Un organisme comme la CNUCED (Conférence des Nations unies sur le commerce et le développement) estime que l'Afrique perd 1 %, par an, de croissance économique par habitant en raison de son déficit d’infrastructures.
Le propre des projets d’infrastructures est qu’ils sont très capitalistiques, en général peu rentables sur le court terme et parfois exigeants en ressources concessionnelles, lesquelles deviennent rares dans les pays prêteurs en crise, surtout dans le contexte actuel de pandémie. D’où la nécessité de conduire des études sérieuses en termes d’opportunités mais aussi d’alternatives moins coûteuses en matière d’investissement dans les infrastructures.
Leurs spécificités résident aussi dans le fait qu’ils peuvent générer d’importants recrutements de main-d’œuvre à court terme mais constituent souvent des problématiques en phase d’exploitation : frais d’entretien élevés souvent peu supportables pour les budgets nationaux, contrats de BOT mal négociés, faible utilisation par les usagers, faible employabilité, etc. De ce point de vue, ce type de projets pourrait ne pas être une solution viable à l’emploi des jeunes dans un contexte où plus de dix millions de personnes grossissent, chaque année, la population active en Afrique dans un contexte de forte émigration clandestine.
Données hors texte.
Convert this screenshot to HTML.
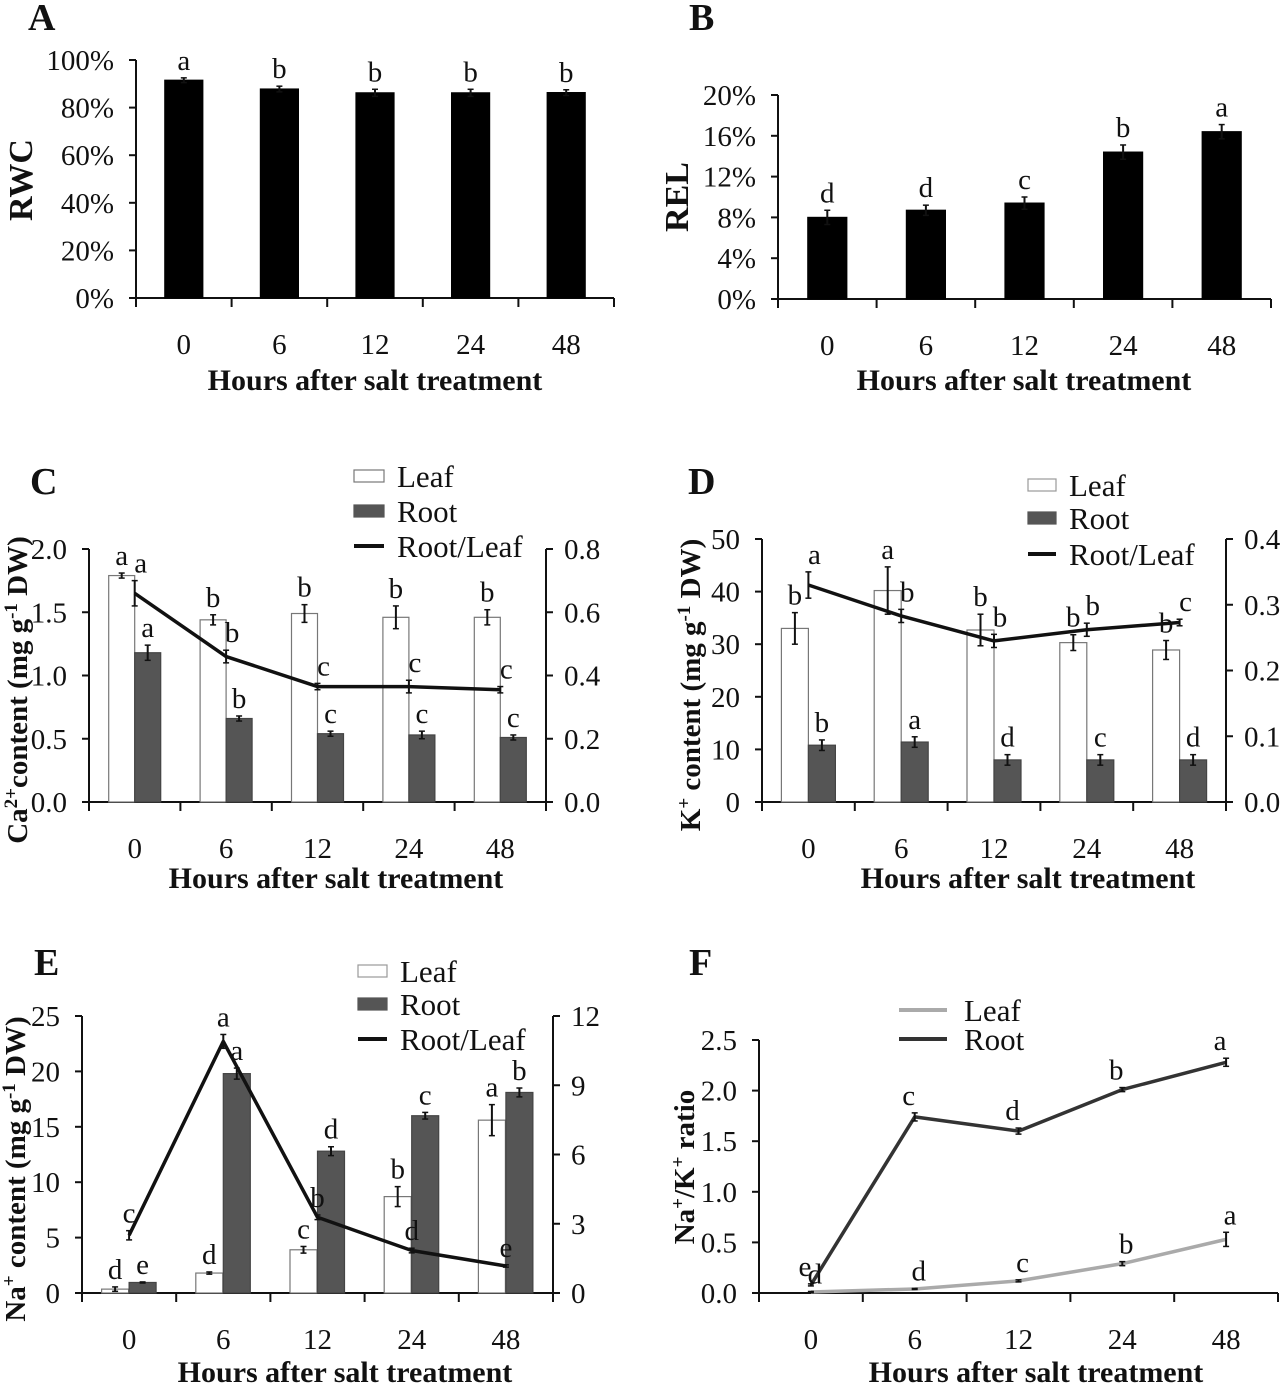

Depuis longtemps, cette tendance, voire cet effet de mode infrastructurel, a mobilisé de nombreux décideurs sur le continent et englouti des centaines de millions de dollars sans pour autant permettre de booster, par exemple, pour l’écrasante majorité des pays du continent, les investissements directs étrangers (IDE), encore moins développer le secteur privé et réduire de manière drastique la pauvreté. Les besoins en infrastructures du continent sont estimés à 130–170 milliards de dollars par an, avec un déficit de financement de l’ordre de 68 à 108 milliards de dollars. Le moment n’est-il pas venu de changer d’option économique ?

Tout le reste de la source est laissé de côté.